El sábado por la noche, en Zamora, el actor, dramaturgo, cantante, cómico y compositor Nancho Novo causó un auténtico revuelo, igual que días antes su colega de profesión, Armando del Río. O, mejor, un triple revuelo: su aparición en la calle de Los Herreros, su papel en “Sinfín” y su tour de force en el Teatro Principal con el monólogo “Defendiendo al cavernícola”, escrito por Rob Becker. A Novo lo admira uno no sólo por tratarse de un hombre polifacético, sino sobre todo por sus personajes a las órdenes de Julio Medem en “La ardilla roja”, “Tierra” y “Los amantes del Círculo Polar”. Desde entonces no ha dejado de crecer como intérprete, y se nota en los registros humorísticos de su último filme, donde realiza la parodia de una especie de Keith Richards a quien el matrimonio y los hijos hubieran atrapado en una vida nada rebelde.

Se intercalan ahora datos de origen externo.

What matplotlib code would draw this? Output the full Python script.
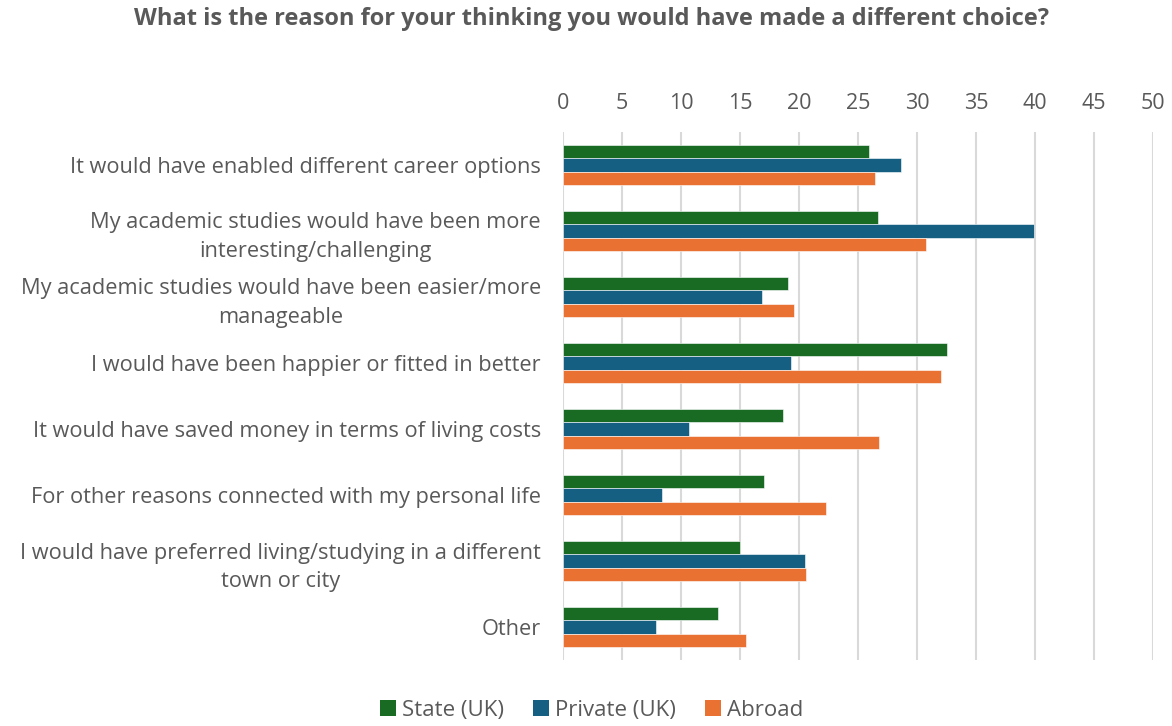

La función fue el sábado a las nueve de la noche, en el Teatro Principal. No es necesario decir que estaba lleno, gracias a la jugosa programación que cada temporada prepara su director, Daniel Pérez. “Defendiendo al cavernícola” es un monólogo que yo desconocía, de alrededor de una hora y media de duración, que Novo interpreta sin un descanso, sin una pausa, con una fuerza que va aumentando a medida que el espectador descubre las costuras de su personaje. Durante esos noventa minutos se convierte en un auténtico showman: imita voces masculinas y femeninas, cuenta historias tristes y graciosas, desvela algún cuento, grita y susurra, establece complicidad con el público, se disfraza y disfruta. Para quienes no conozcan el texto ni hayan asistido nunca a su representación hay que apuntar que “Defendiendo al cavernícola” es una obra que habla de hombres y mujeres, de sus diferencias y similitudes, de los equívocos del amor y de la vida en pareja, de las complejidades del ser humano, de sus virtudes y flaquezas. El texto, y por ende la interpretación del actor que carga sobre sus espaldas toda la responsabilidad (obvio, tratándose de un monólogo), supone para el espectador una válvula de escape porque le hace reír constantemente. Reconozco que salí, en el sentido literal de la palabra, agotado de soltar carcajadas, sudoroso por el humor que desprende el soliloquio. Reír demasiado hace sudar, libera endorfinas y rejuvenece. Los dictadores no tienen fama de reírse. Durante la representación se produjo, además, una escena que resumió el espíritu de la obra (a saber: que las mujeres son detallistas y prácticas y los hombres son descuidados y realistas). El personaje dobló una toalla, algo que sólo hacía, dijo, desde su matrimonio. Algunas mujeres del público apuntaron que estaba mal doblada. Había algo allí que las mujeres veían y que a los hombres se nos escapaba. En ese instante desapareció el personaje y emergió Nancho Novo, preguntando perplejo por qué la toalla estaba mal doblada. Una espectadora respondió, más o menos, esto: “Está mal porque debe ponerse al revés para que se vea por fuera lo bonito”; lo bonito era la puntilla. Aquello resumió la obra y casi nos morimos de la risa.
Al terminar le pedí a Daniel Pérez, hombre siempre amable y solícito, que me presentara a Nancho Novo a la salida de los camerinos. Lo había visto en Madrid, en el Kinépolis, y entonces no me había fijado en que es un hombre de estatura imponente. Estrechamos las manos y lo felicité. Horas después algunos zamoranos lo llevaron al bar Popanrol, uno de mis refugios favoritos de madrugada. Pronto lo envolvió una nube de chicas que se le presentaban y pedían hacerse fotos con él. También hubo hombres que se le acercaron y yo volví a saludarlo. No tuvo ni un gesto hosco, ni una mala palabra para nadie. Atendió con sonrisas a todo el mundo.